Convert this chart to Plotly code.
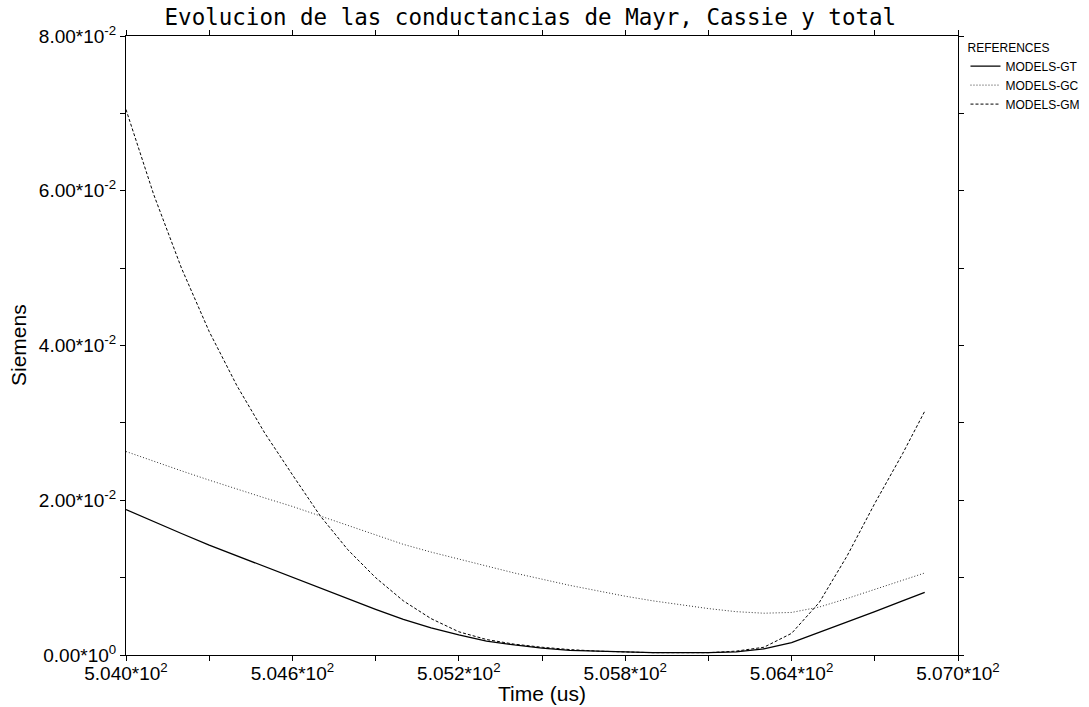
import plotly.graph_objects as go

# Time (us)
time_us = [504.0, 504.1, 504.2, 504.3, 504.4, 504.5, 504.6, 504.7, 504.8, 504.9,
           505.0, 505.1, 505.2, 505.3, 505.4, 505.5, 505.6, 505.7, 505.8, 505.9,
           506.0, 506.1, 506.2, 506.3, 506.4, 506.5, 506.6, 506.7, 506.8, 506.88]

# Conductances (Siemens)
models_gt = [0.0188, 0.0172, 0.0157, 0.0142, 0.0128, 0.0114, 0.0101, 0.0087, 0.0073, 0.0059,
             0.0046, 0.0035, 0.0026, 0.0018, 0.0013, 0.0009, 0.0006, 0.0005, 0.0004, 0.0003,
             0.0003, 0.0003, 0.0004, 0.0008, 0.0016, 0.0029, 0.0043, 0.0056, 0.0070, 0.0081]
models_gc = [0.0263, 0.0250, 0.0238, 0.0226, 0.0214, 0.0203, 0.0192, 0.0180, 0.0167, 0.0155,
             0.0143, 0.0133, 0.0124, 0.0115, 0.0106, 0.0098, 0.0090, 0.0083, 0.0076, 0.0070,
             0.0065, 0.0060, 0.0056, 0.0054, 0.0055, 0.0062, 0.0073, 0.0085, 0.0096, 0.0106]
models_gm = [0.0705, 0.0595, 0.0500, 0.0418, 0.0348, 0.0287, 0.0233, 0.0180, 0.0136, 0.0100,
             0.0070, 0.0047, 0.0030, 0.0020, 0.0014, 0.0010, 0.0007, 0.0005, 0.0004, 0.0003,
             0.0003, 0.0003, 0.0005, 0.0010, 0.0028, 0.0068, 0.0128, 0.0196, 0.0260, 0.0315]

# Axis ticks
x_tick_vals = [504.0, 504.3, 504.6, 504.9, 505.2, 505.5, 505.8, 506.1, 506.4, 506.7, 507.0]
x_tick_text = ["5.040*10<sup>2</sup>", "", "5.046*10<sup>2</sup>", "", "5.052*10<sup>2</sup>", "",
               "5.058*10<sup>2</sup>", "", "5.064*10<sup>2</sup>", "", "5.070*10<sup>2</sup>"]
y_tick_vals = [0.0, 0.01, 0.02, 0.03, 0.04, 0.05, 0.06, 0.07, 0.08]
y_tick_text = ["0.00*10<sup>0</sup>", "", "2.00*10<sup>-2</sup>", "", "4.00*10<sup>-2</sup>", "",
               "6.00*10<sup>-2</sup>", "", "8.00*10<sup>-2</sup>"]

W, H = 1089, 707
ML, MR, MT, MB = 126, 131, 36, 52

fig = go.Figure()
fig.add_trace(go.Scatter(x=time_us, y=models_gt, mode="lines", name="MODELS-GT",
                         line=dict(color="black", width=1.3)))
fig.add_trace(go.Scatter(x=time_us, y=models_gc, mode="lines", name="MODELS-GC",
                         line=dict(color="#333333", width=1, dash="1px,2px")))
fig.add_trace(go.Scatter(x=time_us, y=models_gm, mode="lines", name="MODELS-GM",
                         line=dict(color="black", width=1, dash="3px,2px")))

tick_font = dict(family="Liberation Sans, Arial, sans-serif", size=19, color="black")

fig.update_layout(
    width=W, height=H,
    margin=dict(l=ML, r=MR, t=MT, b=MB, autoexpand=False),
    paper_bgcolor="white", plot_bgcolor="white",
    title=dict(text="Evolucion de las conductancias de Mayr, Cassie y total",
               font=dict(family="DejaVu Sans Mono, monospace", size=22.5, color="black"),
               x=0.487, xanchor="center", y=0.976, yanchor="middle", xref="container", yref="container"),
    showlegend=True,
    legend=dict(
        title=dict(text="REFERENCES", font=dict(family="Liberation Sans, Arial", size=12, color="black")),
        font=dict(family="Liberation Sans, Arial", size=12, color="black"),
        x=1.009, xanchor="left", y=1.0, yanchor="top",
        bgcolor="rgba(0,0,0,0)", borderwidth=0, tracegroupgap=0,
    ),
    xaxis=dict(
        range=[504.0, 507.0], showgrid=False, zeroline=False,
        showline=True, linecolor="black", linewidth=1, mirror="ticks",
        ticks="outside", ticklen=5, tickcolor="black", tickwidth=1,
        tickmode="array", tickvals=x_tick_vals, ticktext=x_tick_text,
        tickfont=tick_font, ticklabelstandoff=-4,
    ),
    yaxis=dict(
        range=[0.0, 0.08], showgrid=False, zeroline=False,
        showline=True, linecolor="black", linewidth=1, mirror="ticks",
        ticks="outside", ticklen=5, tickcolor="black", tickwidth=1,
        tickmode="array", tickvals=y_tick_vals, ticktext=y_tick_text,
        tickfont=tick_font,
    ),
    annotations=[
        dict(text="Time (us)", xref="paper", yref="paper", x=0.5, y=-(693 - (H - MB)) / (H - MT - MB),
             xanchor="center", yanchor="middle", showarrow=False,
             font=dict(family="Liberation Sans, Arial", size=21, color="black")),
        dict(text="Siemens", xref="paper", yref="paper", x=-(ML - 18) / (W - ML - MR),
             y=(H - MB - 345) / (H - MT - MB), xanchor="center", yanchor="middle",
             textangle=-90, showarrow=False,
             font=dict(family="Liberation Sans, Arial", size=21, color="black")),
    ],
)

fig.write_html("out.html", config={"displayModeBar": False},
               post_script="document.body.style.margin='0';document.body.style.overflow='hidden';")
────
▶ **Set problem**
Set down the material exactly, every line of it, except for the pictures.

▶ **Answer in full**
Convert this chart to Plotly code.
import plotly.graph_objects as go

# Time (us)
time_us = [504.0, 504.1, 504.2, 504.3, 504.4, 504.5, 504.6, 504.7, 504.8, 504.9,
           505.0, 505.1, 505.2, 505.3, 505.4, 505.5, 505.6, 505.7, 505.8, 505.9,
           506.0, 506.1, 506.2, 506.3, 506.4, 506.5, 506.6, 506.7, 506.8, 506.88]

# Conductances (Siemens)
models_gt = [0.0188, 0.0172, 0.0157, 0.0142, 0.0128, 0.0114, 0.0101, 0.0087, 0.0073, 0.0059,
             0.0046, 0.0035, 0.0026, 0.0018, 0.0013, 0.0009, 0.0006, 0.0005, 0.0004, 0.0003,
             0.0003, 0.0003, 0.0004, 0.0008, 0.0016, 0.0029, 0.0043, 0.0056, 0.0070, 0.0081]
models_gc = [0.0263, 0.0250, 0.0238, 0.0226, 0.0214, 0.0203, 0.0192, 0.0180, 0.0167, 0.0155,
             0.0143, 0.0133, 0.0124, 0.0115, 0.0106, 0.0098, 0.0090, 0.0083, 0.0076, 0.0070,
             0.0065, 0.0060, 0.0056, 0.0054, 0.0055, 0.0062, 0.0073, 0.0085, 0.0096, 0.0106]
models_gm = [0.0705, 0.0595, 0.0500, 0.0418, 0.0348, 0.0287, 0.0233, 0.0180, 0.0136, 0.0100,
             0.0070, 0.0047, 0.0030, 0.0020, 0.0014, 0.0010, 0.0007, 0.0005, 0.0004, 0.0003,
             0.0003, 0.0003, 0.0005, 0.0010, 0.0028, 0.0068, 0.0128, 0.0196, 0.0260, 0.0315]

# Axis ticks
x_tick_vals = [504.0, 504.3, 504.6, 504.9, 505.2, 505.5, 505.8, 506.1, 506.4, 506.7, 507.0]
x_tick_text = ["5.040*10<sup>2</sup>", "", "5.046*10<sup>2</sup>", "", "5.052*10<sup>2</sup>", "",
               "5.058*10<sup>2</sup>", "", "5.064*10<sup>2</sup>", "", "5.070*10<sup>2</sup>"]
y_tick_vals = [0.0, 0.01, 0.02, 0.03, 0.04, 0.05, 0.06, 0.07, 0.08]
y_tick_text = ["0.00*10<sup>0</sup>", "", "2.00*10<sup>-2</sup>", "", "4.00*10<sup>-2</sup>", "",
               "6.00*10<sup>-2</sup>", "", "8.00*10<sup>-2</sup>"]

W, H = 1089, 707
ML, MR, MT, MB = 126, 131, 36, 52

fig = go.Figure()
fig.add_trace(go.Scatter(x=time_us, y=models_gt, mode="lines", name="MODELS-GT",
                         line=dict(color="black", width=1.3)))
fig.add_trace(go.Scatter(x=time_us, y=models_gc, mode="lines", name="MODELS-GC",
                         line=dict(color="#333333", width=1, dash="1px,2px")))
fig.add_trace(go.Scatter(x=time_us, y=models_gm, mode="lines", name="MODELS-GM",
                         line=dict(color="black", width=1, dash="3px,2px")))

tick_font = dict(family="Liberation Sans, Arial, sans-serif", size=19, color="black")

fig.update_layout(
    width=W, height=H,
    margin=dict(l=ML, r=MR, t=MT, b=MB, autoexpand=False),
    paper_bgcolor="white", plot_bgcolor="white",
    title=dict(text="Evolucion de las conductancias de Mayr, Cassie y total",
               font=dict(family="DejaVu Sans Mono, monospace", size=22.5, color="black"),
               x=0.487, xanchor="center", y=0.976, yanchor="middle", xref="container", yref="container"),
    showlegend=True,
    legend=dict(
        title=dict(text="REFERENCES", font=dict(family="Liberation Sans, Arial", size=12, color="black")),
        font=dict(family="Liberation Sans, Arial", size=12, color="black"),
        x=1.009, xanchor="left", y=1.0, yanchor="top",
        bgcolor="rgba(0,0,0,0)", borderwidth=0, tracegroupgap=0,
    ),
    xaxis=dict(
        range=[504.0, 507.0], showgrid=False, zeroline=False,
        showline=True, linecolor="black", linewidth=1, mirror="ticks",
        ticks="outside", ticklen=5, tickcolor="black", tickwidth=1,
        tickmode="array", tickvals=x_tick_vals, ticktext=x_tick_text,
        tickfont=tick_font, ticklabelstandoff=-4,
    ),
    yaxis=dict(
        range=[0.0, 0.08], showgrid=False, zeroline=False,
        showline=True, linecolor="black", linewidth=1, mirror="ticks",
        ticks="outside", ticklen=5, tickcolor="black", tickwidth=1,
        tickmode="array", tickvals=y_tick_vals, ticktext=y_tick_text,
        tickfont=tick_font,
    ),
    annotations=[
        dict(text="Time (us)", xref="paper", yref="paper", x=0.5, y=-(693 - (H - MB)) / (H - MT - MB),
             xanchor="center", yanchor="middle", showarrow=False,
             font=dict(family="Liberation Sans, Arial", size=21, color="black")),
        dict(text="Siemens", xref="paper", yref="paper", x=-(ML - 18) / (W - ML - MR),
             y=(H - MB - 345) / (H - MT - MB), xanchor="center", yanchor="middle",
             textangle=-90, showarrow=False,
             font=dict(family="Liberation Sans, Arial", size=21, color="black")),
    ],
)

fig.write_html("out.html", config={"displayModeBar": False},
               post_script="document.body.style.margin='0';document.body.style.overflow='hidden';")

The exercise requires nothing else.